## BEGIN

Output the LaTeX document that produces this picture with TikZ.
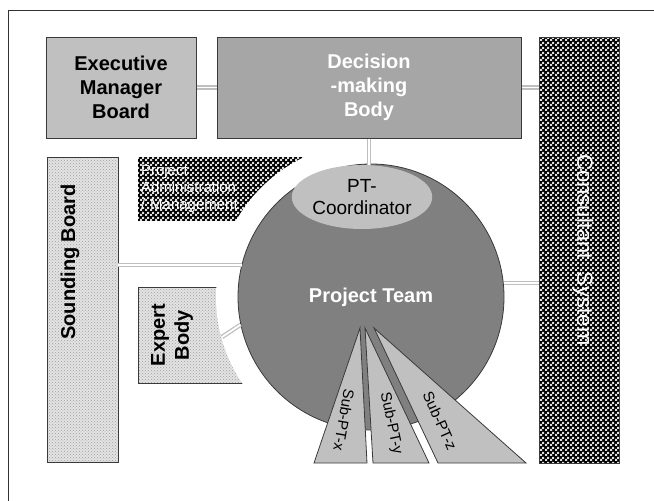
\documentclass[tikz,border=0pt]{standalone}
\usepackage{fontspec}
\setmainfont{Liberation Sans}
\usepackage{xcolor}
\usetikzlibrary{patterns}
\usetikzlibrary{calc}
\usetikzlibrary{positioning}
\usetikzlibrary{shapes.geometric}
\definecolor{lightgray}{HTML}{C0C0C0}
\definecolor{midgray}{HTML}{A6A6A6}
\definecolor{teamgray}{HTML}{808080}
\definecolor{edgegray}{HTML}{3A3A3A}
\pgfdeclarepatternformonly{finechecks}{\pgfpointorigin}{\pgfqpoint{5pt}{5pt}}{\pgfqpoint{5pt}{5pt}}
  {\pgfpathrectangle{\pgfpointorigin}{\pgfqpoint{2.5pt}{2.5pt}}
   \pgfpathrectangle{\pgfqpoint{2.5pt}{2.5pt}}{\pgfqpoint{2.5pt}{2.5pt}}\pgfusepath{fill}}
\tikzset{
  bodybox/.style={draw=edgegray, line width=1pt, inner sep=0pt, align=center,
    font=\bfseries\fontsize{20}{24}\selectfont},
  chessbox/.style={draw=edgegray, line width=0.8pt, preaction={fill=black},
    pattern=finechecks, pattern color=gray!25},
  dotbox/.style={draw=edgegray, line width=0.8pt, preaction={fill=gray!22},
    pattern=crosshatch dots, pattern color=gray!75},
  subpt/.style={draw=edgegray, line width=0.8pt, fill=lightgray},
  subtext/.style={font=\fontsize{15}{18}\selectfont, inner sep=1pt},
  link/.style={draw=gray!50, line width=1.3pt, double=white, double distance=1.8pt},
}

\begin{document}
\begin{tikzpicture}[x=1pt,y=-1pt]
  \useasboundingbox (0,0) rectangle (654,501);
  \draw[black!80, line width=0.8pt] (8,501) |- (654,10);

  % top row
  \node[bodybox, fill=lightgray, minimum width=150, minimum height=101] (emb) at (121,87.5)
    {Executive\\Manager\\Board};
  \node[bodybox, fill=midgray, text=white, minimum width=304, minimum height=101] (dmb) at (369,87.5)
    {Decision\\-making\\Body};
  \node[chessbox, minimum width=80, minimum height=426] (cs) at (579,250) {};
  \node[rotate=-90, text=white, font=\fontsize{22}{24}\selectfont] (cst) at (583,250) {Consultant~~System};

  % left column
  \node[dotbox, minimum width=71, minimum height=305] (sb) at (82.5,309.5) {};
  \node[rotate=90, font=\bfseries\fontsize{20}{24}\selectfont] (sbt) at (70,262) {Sounding Board};
  \node[chessbox, draw=none, minimum width=192, minimum height=64, text width=186, align=left,
    inner sep=3pt, text=white, font=\fontsize{15}{17}\selectfont] (pam) at (234,189)
    {Project\\Administration\\/ Management};
  \node[dotbox, minimum width=122, minimum height=96] (eb) at (199,335) {};
  \node[rotate=90, align=center, font=\bfseries\fontsize{20}{24}\selectfont] (ebt) at (172,335) {Expert\\Body};

  % gap round the team
  \fill[white] (371,297) circle (155);

  % project team
  \node[circle, draw=edgegray, line width=0.8pt, fill=teamgray, minimum size=266, inner sep=0pt,
    text=white, font=\bfseries\fontsize{20}{24}\selectfont] (pt) at (371,297) {Project Team};
  \node[ellipse, fill=lightgray, minimum width=130, minimum height=64, inner sep=0pt, align=center,
    font=\fontsize{19}{22}\selectfont] (ptc) at (362,197) {PT-\\Coordinator};

  % sub teams
  \draw[subpt] (360,328) coordinate (xa) -- (314,463) -- (367,463) -- cycle;
  \draw[subpt] (365,328) coordinate (ya) -- (373,463) -- (429,463) -- cycle;
  \draw[subpt] (374,328) coordinate (za) -- (438,463) -- (526,463) -- cycle;
  \node[subtext, rotate=-100] (spx) at (344,420) {Sub-PT-x};
  \node[subtext, rotate=-78] (spy) at (391,423) {Sub-PT-y};
  \node[subtext, rotate=-66] (spz) at (440,421) {Sub-PT-z};

  % links
  \coordinate (ebx) at (222,337);
  \draw[link] (emb.east) -- (dmb.west);
  \draw[link] (dmb.east) -- (dmb.east -| cs.west);
  \draw[link] (dmb.south) -- (dmb.south |- ptc.north);
  \draw[link] (sb.east |- pt.166) -- (pt.166);
  \draw[link] (pt.6) -- (pt.6 -| cs.west);
  \draw[link] (ebx) -- (pt.192);
\end{tikzpicture}
\end{document}
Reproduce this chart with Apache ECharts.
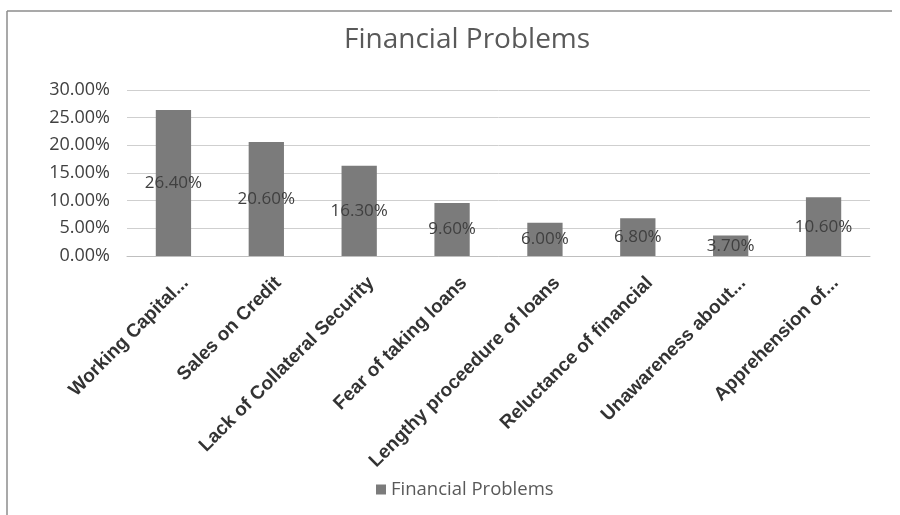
<!DOCTYPE html>
<html>
<head>
<meta charset="utf-8">
<script src="https://cdn.jsdelivr.net/npm/echarts@6/dist/echarts.min.js"></script>
<style>
  html, body { margin: 0; padding: 0; background: #fff; }
  #chart { width: 900px; height: 515px; }
</style>
</head>
<body>
<div id="chart"></div>
<script>
// Categories and shares (percent) of reported financial problems
const categories = [
  'Working Capital...',
  'Sales on Credit',
  'Lack of Collateral Security',
  'Fear of taking loans',
  'Lengthy proceedure of loans',
  'Reluctance of financial',
  'Unawareness about...',
  'Apprehension of...'
];
const shares = [26.4, 20.6, 16.3, 9.6, 6.0, 6.8, 3.7, 10.6];
const seriesName = 'Financial Problems';
const yTicks = { min: 0, max: 30, step: 5 };

const chart = echarts.init(document.getElementById('chart'));
chart.setOption({
  animation: false,
  backgroundColor: '#ffffff',
  title: {
    text: 'Financial Problems',
    left: 339,
    top: 21,
    textStyle: { fontFamily: 'Open Sans', fontWeight: 'normal', fontSize: 28, color: '#595959' }
  },
  legend: {
    data: [seriesName],
    bottom: 11,
    left: 371,
    icon: 'rect',
    itemWidth: 10,
    itemHeight: 10,
    itemGap: 7,
    textStyle: { fontFamily: 'Open Sans', fontSize: 18.5, color: '#595959' }
  },
  grid: { left: 127, right: 30, top: 90, bottom: 259 },
  xAxis: {
    type: 'category',
    data: categories,
    axisTick: { show: false },
    axisLine: { lineStyle: { color: '#bfbfbf' } },
    axisLabel: {
      interval: 0,
      rotate: 45,
      margin: 12,
      // extra top padding nudges the slanted labels down-right of each tick
      formatter: v => '{c|' + v + '}',
      rich: {
        c: {
          padding: [34, 0, 0, 0],
          fontFamily: 'Liberation Sans',
          fontWeight: 'bold',
          fontSize: 19,
          color: '#333333'
        }
      }
    }
  },
  yAxis: {
    type: 'value',
    min: yTicks.min,
    max: yTicks.max,
    interval: yTicks.step,
    axisLine: { show: false },
    axisTick: { show: false },
    splitLine: { lineStyle: { color: '#cfcfcf' } },
    axisLabel: {
      margin: 17,
      fontFamily: 'Open Sans',
      fontSize: 18,
      color: '#404040',
      formatter: v => v.toFixed(2) + '%'
    }
  },
  series: [{
    name: seriesName,
    type: 'bar',
    data: shares,
    barWidth: '38%',
    itemStyle: { color: '#7b7b7b' },
    label: {
      show: true,
      position: 'inside',
      fontFamily: 'Open Sans',
      fontSize: 17,
      color: '#404040',
      formatter: p => p.value.toFixed(2) + '%'
    }
  }],
  graphic: [
    { type: 'line', shape: { x1: 7, y1: 11, x2: 892, y2: 11 }, style: { stroke: '#8c8c8c', lineWidth: 1.5 } },
    { type: 'line', shape: { x1: 7, y1: 11, x2: 7, y2: 515 }, style: { stroke: '#8c8c8c', lineWidth: 1.5 } }
  ]
});
</script>
</body>
</html>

## END

◆ Exercise ◆
Repeat the lines above, starting at the first and stopping after the line that holds "(8,501) |- (654,10);", with the pictures left out.

◆ Correct result ◆
Output the LaTeX document that produces this picture with TikZ.
\documentclass[tikz,border=0pt]{standalone}
\usepackage{fontspec}
\setmainfont{Liberation Sans}
\usepackage{xcolor}
\usetikzlibrary{patterns}
\usetikzlibrary{calc}
\usetikzlibrary{positioning}
\usetikzlibrary{shapes.geometric}
\definecolor{lightgray}{HTML}{C0C0C0}
\definecolor{midgray}{HTML}{A6A6A6}
\definecolor{teamgray}{HTML}{808080}
\definecolor{edgegray}{HTML}{3A3A3A}
\pgfdeclarepatternformonly{finechecks}{\pgfpointorigin}{\pgfqpoint{5pt}{5pt}}{\pgfqpoint{5pt}{5pt}}
  {\pgfpathrectangle{\pgfpointorigin}{\pgfqpoint{2.5pt}{2.5pt}}
   \pgfpathrectangle{\pgfqpoint{2.5pt}{2.5pt}}{\pgfqpoint{2.5pt}{2.5pt}}\pgfusepath{fill}}
\tikzset{
  bodybox/.style={draw=edgegray, line width=1pt, inner sep=0pt, align=center,
    font=\bfseries\fontsize{20}{24}\selectfont},
  chessbox/.style={draw=edgegray, line width=0.8pt, preaction={fill=black},
    pattern=finechecks, pattern color=gray!25},
  dotbox/.style={draw=edgegray, line width=0.8pt, preaction={fill=gray!22},
    pattern=crosshatch dots, pattern color=gray!75},
  subpt/.style={draw=edgegray, line width=0.8pt, fill=lightgray},
  subtext/.style={font=\fontsize{15}{18}\selectfont, inner sep=1pt},
  link/.style={draw=gray!50, line width=1.3pt, double=white, double distance=1.8pt},
}

\begin{document}
\begin{tikzpicture}[x=1pt,y=-1pt]
  \useasboundingbox (0,0) rectangle (654,501);
  \draw[black!80, line width=0.8pt] (8,501) |- (654,10);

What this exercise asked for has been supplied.